#### Dataset rows
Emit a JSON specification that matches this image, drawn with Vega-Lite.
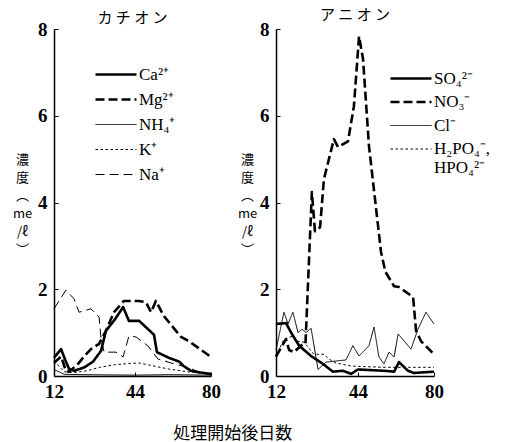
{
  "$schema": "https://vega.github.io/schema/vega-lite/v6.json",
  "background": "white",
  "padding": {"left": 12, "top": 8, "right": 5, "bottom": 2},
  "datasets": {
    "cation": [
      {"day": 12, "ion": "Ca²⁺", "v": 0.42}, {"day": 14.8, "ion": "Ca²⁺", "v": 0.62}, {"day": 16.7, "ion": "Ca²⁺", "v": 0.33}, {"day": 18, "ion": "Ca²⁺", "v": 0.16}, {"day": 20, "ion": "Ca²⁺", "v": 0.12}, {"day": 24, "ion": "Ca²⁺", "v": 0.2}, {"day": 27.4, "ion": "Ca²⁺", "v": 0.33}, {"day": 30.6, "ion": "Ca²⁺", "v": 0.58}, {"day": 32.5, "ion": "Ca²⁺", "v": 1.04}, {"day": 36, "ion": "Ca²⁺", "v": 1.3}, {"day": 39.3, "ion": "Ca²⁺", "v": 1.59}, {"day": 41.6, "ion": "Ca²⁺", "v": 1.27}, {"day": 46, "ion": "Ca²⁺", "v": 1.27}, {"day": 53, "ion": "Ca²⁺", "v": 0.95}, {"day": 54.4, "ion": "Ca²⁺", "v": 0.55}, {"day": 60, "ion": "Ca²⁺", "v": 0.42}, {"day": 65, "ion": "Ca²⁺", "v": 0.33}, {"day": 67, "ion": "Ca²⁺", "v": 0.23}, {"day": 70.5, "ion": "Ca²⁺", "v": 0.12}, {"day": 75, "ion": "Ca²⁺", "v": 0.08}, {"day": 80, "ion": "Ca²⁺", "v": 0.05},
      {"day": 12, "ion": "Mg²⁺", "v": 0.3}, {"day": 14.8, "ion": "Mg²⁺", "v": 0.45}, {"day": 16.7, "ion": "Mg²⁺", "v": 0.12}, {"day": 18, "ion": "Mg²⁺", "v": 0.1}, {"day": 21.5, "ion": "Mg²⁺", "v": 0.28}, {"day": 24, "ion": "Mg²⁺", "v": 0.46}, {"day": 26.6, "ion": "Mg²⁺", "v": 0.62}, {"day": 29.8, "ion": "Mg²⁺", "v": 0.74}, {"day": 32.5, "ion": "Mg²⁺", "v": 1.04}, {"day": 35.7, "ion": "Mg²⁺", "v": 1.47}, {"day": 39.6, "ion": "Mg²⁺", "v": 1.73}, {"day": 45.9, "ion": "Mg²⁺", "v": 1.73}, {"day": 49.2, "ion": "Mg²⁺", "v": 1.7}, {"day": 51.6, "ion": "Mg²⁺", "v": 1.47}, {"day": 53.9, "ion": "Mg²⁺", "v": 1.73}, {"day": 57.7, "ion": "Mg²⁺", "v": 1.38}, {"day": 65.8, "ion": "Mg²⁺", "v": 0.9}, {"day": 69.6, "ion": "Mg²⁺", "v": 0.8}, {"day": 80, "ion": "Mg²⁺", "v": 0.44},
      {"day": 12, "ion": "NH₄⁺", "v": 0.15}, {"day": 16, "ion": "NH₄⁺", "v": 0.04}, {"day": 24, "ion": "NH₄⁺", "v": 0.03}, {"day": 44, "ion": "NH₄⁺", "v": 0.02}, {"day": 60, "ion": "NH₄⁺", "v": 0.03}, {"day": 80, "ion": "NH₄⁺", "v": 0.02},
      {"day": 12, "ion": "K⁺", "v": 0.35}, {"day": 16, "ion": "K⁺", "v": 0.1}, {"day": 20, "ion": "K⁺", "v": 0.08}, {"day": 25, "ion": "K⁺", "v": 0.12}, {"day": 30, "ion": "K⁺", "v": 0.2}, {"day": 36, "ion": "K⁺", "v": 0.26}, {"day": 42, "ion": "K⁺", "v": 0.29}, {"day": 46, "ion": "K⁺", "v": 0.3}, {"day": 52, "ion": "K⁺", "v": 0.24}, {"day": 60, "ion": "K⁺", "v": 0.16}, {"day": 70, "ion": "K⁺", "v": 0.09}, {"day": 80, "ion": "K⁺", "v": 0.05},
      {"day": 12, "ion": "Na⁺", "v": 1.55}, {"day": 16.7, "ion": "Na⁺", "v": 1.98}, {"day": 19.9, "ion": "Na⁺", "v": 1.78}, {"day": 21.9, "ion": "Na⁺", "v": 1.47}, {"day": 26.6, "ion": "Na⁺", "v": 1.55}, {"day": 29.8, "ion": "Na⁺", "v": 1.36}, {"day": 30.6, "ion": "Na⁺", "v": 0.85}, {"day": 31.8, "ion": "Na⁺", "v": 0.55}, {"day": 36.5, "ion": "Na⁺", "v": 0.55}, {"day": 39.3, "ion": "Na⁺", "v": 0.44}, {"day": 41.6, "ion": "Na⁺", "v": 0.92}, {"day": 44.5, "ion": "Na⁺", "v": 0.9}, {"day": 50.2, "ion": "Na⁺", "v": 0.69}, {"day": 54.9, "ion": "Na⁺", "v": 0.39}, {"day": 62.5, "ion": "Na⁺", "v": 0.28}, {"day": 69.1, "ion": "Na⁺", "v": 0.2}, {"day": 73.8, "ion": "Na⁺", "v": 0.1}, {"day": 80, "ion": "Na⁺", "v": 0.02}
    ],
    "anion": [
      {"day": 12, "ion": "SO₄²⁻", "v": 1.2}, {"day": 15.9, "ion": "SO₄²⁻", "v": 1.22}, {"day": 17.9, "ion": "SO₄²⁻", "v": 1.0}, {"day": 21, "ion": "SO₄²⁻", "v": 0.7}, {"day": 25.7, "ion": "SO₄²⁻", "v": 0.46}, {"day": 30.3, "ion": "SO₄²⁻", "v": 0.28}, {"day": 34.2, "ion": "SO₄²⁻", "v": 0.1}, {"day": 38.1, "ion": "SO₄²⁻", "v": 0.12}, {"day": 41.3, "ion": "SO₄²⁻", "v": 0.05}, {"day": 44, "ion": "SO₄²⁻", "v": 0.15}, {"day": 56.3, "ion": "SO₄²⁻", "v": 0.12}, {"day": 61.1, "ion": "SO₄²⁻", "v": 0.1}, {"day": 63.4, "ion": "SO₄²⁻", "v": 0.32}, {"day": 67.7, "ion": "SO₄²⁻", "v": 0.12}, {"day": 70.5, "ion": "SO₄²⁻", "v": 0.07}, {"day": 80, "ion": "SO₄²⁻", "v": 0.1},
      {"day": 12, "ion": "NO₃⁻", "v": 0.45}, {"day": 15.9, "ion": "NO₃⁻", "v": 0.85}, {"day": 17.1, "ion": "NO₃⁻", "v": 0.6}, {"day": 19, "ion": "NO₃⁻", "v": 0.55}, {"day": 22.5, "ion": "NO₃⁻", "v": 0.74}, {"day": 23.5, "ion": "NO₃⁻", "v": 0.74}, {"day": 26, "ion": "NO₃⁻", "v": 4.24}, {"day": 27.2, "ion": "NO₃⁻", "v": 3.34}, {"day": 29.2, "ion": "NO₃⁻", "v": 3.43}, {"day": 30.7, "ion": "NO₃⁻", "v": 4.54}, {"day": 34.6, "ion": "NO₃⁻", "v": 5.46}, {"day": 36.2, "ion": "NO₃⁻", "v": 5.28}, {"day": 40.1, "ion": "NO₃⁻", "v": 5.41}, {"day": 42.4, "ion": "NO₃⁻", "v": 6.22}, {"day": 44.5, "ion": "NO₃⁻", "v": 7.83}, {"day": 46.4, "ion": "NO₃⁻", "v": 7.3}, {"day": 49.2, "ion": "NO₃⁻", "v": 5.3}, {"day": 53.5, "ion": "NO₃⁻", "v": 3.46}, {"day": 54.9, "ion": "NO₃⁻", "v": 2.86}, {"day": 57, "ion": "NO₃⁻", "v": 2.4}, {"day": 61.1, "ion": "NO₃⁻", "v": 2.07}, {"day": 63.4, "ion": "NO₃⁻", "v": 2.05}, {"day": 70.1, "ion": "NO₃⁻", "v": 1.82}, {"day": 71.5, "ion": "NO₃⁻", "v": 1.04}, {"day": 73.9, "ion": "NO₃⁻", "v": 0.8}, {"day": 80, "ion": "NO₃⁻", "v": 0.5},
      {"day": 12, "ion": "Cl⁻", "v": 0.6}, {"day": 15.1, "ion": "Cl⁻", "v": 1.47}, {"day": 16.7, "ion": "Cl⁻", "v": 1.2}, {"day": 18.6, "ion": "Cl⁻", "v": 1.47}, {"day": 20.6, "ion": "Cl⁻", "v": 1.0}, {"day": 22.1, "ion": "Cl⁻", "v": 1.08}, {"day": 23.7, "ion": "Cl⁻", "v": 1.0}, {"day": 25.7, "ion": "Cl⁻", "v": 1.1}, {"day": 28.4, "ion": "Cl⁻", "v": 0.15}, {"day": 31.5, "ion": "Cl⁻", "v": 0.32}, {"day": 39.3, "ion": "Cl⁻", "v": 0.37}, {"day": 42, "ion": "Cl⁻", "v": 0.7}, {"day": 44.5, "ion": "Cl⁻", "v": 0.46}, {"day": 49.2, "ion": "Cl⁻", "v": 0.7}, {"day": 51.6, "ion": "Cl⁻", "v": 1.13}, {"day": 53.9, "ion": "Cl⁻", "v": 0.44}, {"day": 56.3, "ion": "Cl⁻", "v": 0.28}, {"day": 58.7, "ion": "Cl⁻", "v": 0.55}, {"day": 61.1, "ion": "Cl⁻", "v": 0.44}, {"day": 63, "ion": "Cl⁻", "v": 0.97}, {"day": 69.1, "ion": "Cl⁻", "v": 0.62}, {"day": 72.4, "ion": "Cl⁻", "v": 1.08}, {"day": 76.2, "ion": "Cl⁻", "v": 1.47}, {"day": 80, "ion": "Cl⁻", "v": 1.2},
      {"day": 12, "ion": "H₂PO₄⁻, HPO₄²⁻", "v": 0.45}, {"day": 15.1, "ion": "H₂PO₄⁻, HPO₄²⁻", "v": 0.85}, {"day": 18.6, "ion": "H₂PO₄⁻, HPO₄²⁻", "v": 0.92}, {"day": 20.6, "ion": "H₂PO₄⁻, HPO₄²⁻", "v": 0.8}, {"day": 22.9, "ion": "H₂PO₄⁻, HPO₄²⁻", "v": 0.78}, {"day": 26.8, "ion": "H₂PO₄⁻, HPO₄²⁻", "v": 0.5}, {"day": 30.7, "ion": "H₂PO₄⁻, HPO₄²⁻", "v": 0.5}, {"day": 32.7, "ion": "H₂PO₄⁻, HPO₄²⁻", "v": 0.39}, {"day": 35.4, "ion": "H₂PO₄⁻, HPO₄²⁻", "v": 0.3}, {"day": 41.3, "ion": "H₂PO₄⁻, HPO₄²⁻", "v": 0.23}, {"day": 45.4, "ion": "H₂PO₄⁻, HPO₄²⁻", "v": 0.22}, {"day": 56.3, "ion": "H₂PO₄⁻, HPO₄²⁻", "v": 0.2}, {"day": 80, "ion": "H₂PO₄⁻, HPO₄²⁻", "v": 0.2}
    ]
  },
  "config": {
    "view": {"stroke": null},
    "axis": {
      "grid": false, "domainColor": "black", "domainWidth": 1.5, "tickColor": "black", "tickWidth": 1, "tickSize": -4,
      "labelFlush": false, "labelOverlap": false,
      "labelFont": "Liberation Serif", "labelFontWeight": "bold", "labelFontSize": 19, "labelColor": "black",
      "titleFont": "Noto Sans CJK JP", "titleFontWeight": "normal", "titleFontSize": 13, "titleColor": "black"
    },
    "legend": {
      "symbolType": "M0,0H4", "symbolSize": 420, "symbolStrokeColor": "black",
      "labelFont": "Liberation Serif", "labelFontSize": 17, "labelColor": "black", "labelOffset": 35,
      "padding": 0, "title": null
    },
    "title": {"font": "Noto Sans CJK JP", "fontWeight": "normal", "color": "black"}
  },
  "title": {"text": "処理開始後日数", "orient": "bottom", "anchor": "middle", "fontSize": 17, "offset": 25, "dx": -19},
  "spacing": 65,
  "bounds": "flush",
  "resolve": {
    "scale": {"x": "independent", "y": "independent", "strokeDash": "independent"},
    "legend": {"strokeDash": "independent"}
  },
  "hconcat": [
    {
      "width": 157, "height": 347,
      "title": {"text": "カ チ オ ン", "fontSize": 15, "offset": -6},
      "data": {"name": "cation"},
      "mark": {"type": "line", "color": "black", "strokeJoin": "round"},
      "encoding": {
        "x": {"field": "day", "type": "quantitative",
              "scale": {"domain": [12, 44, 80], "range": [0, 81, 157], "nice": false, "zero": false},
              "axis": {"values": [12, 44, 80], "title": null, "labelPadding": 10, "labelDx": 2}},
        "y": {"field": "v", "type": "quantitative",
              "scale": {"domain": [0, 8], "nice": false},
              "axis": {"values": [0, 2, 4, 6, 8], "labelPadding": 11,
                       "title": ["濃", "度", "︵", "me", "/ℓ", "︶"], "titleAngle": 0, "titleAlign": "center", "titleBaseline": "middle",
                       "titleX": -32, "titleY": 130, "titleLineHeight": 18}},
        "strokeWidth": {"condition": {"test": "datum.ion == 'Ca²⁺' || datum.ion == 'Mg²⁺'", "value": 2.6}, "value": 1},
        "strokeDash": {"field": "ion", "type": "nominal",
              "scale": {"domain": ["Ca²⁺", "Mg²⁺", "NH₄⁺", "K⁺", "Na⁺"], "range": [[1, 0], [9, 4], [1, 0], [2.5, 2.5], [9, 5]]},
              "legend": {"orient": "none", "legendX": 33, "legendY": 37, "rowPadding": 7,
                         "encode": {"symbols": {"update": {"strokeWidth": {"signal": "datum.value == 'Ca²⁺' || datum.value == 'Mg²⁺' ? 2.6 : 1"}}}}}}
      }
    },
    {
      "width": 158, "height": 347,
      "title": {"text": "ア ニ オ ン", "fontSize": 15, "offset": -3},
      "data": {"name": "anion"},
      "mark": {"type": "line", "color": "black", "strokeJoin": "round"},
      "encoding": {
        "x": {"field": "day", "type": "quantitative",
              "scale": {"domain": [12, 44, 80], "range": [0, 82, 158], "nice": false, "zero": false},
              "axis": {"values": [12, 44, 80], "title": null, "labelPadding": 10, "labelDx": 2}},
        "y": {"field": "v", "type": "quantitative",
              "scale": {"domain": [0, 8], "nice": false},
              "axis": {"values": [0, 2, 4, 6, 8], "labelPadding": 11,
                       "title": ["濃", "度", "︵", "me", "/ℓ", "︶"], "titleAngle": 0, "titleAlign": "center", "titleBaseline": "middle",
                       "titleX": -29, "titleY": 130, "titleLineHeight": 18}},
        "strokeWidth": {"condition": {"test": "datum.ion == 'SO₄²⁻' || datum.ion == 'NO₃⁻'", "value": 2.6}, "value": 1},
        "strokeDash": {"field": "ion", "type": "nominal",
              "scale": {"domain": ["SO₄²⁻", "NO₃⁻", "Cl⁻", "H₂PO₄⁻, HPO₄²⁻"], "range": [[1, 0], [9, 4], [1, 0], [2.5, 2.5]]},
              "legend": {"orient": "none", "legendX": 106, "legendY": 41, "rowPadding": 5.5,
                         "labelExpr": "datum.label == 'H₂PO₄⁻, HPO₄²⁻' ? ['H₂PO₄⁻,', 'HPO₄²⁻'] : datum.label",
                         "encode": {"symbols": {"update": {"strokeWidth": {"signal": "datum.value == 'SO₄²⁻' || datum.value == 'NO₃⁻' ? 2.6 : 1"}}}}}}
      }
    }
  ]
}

--

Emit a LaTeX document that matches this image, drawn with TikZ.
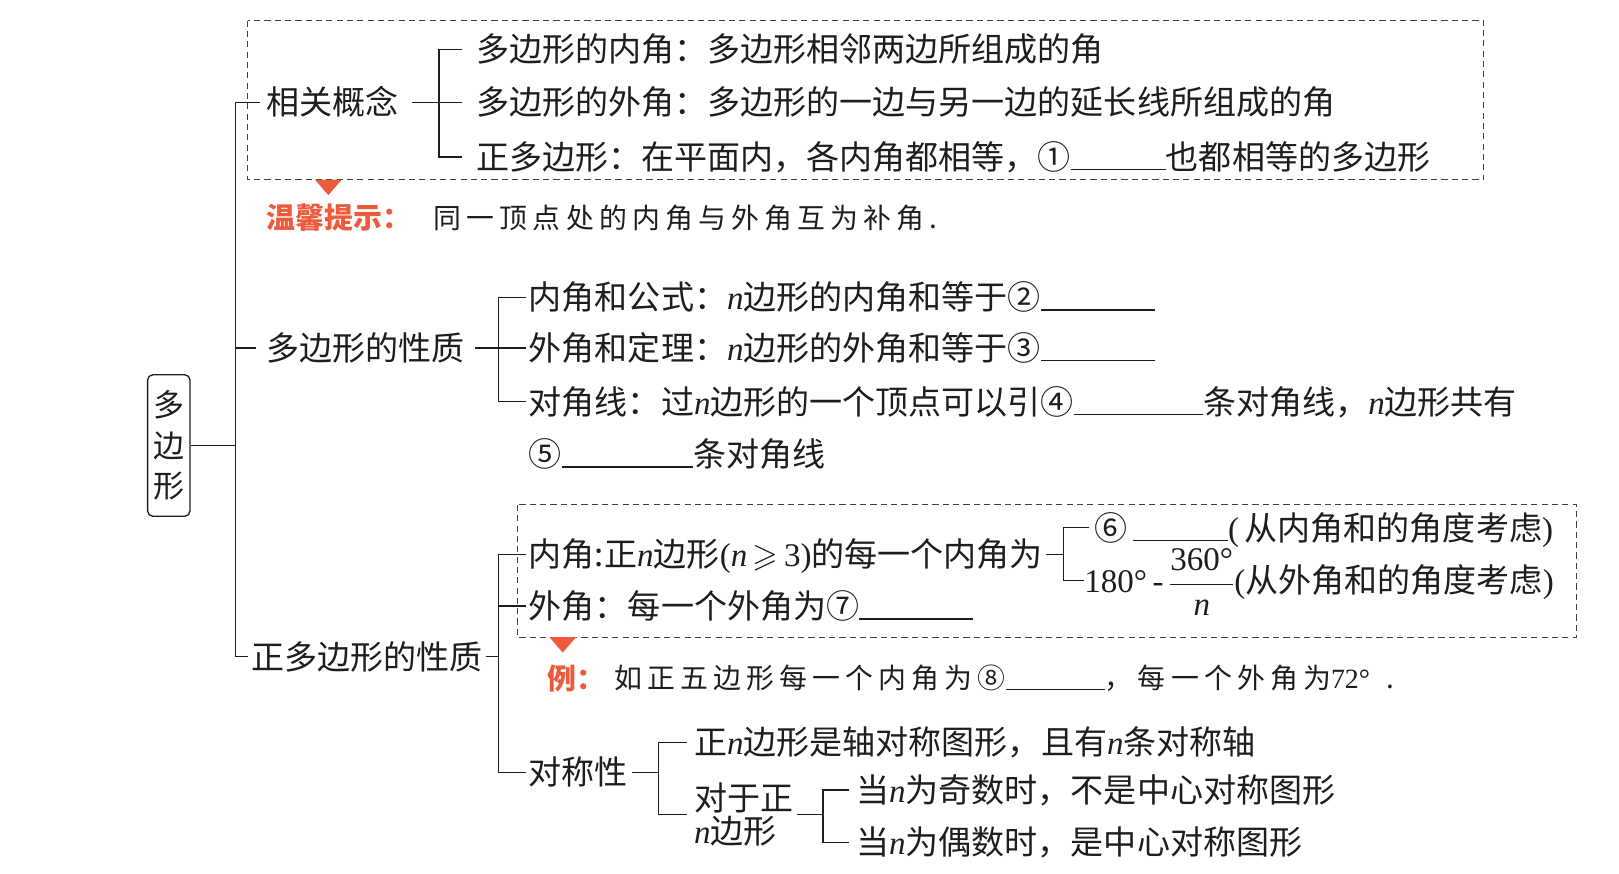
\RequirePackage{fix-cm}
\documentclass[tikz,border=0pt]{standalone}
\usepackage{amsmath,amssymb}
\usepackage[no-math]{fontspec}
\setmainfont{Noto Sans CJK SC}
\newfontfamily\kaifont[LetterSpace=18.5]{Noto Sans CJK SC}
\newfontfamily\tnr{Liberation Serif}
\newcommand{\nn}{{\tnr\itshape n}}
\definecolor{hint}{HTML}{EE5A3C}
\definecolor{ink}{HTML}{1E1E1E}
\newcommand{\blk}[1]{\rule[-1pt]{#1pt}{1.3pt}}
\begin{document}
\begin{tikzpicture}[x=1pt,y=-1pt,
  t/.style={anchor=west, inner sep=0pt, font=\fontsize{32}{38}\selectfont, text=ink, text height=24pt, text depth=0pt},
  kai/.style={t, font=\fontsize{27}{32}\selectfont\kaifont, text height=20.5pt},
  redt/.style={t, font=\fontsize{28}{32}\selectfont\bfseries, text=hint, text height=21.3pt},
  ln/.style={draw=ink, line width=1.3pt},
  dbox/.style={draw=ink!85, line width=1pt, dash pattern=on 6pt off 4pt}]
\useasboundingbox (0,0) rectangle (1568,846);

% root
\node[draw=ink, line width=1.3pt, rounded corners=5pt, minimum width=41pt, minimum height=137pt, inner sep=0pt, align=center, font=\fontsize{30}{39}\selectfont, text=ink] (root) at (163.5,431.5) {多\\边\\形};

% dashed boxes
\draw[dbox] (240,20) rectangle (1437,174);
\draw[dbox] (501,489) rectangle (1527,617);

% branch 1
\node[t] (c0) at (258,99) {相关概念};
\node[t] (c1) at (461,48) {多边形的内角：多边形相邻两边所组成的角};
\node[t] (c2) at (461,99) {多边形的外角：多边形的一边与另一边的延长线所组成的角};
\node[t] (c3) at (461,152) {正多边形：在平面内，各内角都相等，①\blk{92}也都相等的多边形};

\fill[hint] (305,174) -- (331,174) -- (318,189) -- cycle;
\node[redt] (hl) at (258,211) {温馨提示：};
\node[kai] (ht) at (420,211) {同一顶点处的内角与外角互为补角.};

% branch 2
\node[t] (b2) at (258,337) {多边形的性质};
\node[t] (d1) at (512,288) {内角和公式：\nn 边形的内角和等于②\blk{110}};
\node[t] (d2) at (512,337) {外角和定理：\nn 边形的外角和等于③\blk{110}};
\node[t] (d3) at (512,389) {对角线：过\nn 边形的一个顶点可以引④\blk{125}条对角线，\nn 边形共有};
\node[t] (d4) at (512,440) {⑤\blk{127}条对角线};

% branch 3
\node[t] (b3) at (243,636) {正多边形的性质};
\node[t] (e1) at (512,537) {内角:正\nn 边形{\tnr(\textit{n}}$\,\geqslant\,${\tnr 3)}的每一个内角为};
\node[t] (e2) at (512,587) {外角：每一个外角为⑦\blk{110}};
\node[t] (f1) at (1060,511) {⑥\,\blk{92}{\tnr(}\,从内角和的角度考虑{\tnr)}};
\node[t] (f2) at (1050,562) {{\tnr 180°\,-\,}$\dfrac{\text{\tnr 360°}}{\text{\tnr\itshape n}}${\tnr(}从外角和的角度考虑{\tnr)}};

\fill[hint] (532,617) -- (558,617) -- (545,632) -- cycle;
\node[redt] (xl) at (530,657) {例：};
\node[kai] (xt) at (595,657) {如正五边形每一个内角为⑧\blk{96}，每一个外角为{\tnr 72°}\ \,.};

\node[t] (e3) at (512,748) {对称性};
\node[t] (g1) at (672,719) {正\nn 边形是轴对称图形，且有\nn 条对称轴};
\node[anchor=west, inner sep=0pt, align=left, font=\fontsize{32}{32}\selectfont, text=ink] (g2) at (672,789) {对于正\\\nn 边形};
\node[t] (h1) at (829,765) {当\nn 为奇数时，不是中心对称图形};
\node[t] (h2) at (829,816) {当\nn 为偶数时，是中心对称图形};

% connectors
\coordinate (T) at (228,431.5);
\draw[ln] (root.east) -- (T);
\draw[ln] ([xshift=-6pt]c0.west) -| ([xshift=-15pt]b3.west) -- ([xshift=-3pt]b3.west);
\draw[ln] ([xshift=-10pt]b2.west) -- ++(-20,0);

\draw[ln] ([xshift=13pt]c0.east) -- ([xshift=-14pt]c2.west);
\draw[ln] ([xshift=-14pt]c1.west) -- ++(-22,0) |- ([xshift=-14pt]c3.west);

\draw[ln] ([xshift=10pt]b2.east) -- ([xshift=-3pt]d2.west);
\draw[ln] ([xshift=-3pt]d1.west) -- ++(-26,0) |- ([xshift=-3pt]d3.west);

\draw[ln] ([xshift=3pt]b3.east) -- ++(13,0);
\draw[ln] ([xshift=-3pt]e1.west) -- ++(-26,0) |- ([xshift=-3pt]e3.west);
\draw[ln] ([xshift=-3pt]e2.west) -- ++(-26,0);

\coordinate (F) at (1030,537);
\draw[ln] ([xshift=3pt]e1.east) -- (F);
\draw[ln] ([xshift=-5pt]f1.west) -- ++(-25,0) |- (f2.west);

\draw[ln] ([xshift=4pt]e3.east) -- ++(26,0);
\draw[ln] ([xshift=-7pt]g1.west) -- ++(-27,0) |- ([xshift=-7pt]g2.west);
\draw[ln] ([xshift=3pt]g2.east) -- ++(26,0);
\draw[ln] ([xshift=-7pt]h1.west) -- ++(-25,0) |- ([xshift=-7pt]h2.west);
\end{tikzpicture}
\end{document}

#### Exercise brief
Write out the lines running from the one that contains "Emit a LaTeX" through the one that contains "(d4) at (512,440)", ends included, and nothing else. Pictures stay out of the copy.

#### Response to this task
Emit a LaTeX document that matches this image, drawn with TikZ.
\RequirePackage{fix-cm}
\documentclass[tikz,border=0pt]{standalone}
\usepackage{amsmath,amssymb}
\usepackage[no-math]{fontspec}
\setmainfont{Noto Sans CJK SC}
\newfontfamily\kaifont[LetterSpace=18.5]{Noto Sans CJK SC}
\newfontfamily\tnr{Liberation Serif}
\newcommand{\nn}{{\tnr\itshape n}}
\definecolor{hint}{HTML}{EE5A3C}
\definecolor{ink}{HTML}{1E1E1E}
\newcommand{\blk}[1]{\rule[-1pt]{#1pt}{1.3pt}}
\begin{document}
\begin{tikzpicture}[x=1pt,y=-1pt,
  t/.style={anchor=west, inner sep=0pt, font=\fontsize{32}{38}\selectfont, text=ink, text height=24pt, text depth=0pt},
  kai/.style={t, font=\fontsize{27}{32}\selectfont\kaifont, text height=20.5pt},
  redt/.style={t, font=\fontsize{28}{32}\selectfont\bfseries, text=hint, text height=21.3pt},
  ln/.style={draw=ink, line width=1.3pt},
  dbox/.style={draw=ink!85, line width=1pt, dash pattern=on 6pt off 4pt}]
\useasboundingbox (0,0) rectangle (1568,846);

% root
\node[draw=ink, line width=1.3pt, rounded corners=5pt, minimum width=41pt, minimum height=137pt, inner sep=0pt, align=center, font=\fontsize{30}{39}\selectfont, text=ink] (root) at (163.5,431.5) {多\\边\\形};

% dashed boxes
\draw[dbox] (240,20) rectangle (1437,174);
\draw[dbox] (501,489) rectangle (1527,617);

% branch 1
\node[t] (c0) at (258,99) {相关概念};
\node[t] (c1) at (461,48) {多边形的内角：多边形相邻两边所组成的角};
\node[t] (c2) at (461,99) {多边形的外角：多边形的一边与另一边的延长线所组成的角};
\node[t] (c3) at (461,152) {正多边形：在平面内，各内角都相等，①\blk{92}也都相等的多边形};

\fill[hint] (305,174) -- (331,174) -- (318,189) -- cycle;
\node[redt] (hl) at (258,211) {温馨提示：};
\node[kai] (ht) at (420,211) {同一顶点处的内角与外角互为补角.};

% branch 2
\node[t] (b2) at (258,337) {多边形的性质};
\node[t] (d1) at (512,288) {内角和公式：\nn 边形的内角和等于②\blk{110}};
\node[t] (d2) at (512,337) {外角和定理：\nn 边形的外角和等于③\blk{110}};
\node[t] (d3) at (512,389) {对角线：过\nn 边形的一个顶点可以引④\blk{125}条对角线，\nn 边形共有};
\node[t] (d4) at (512,440) {⑤\blk{127}条对角线};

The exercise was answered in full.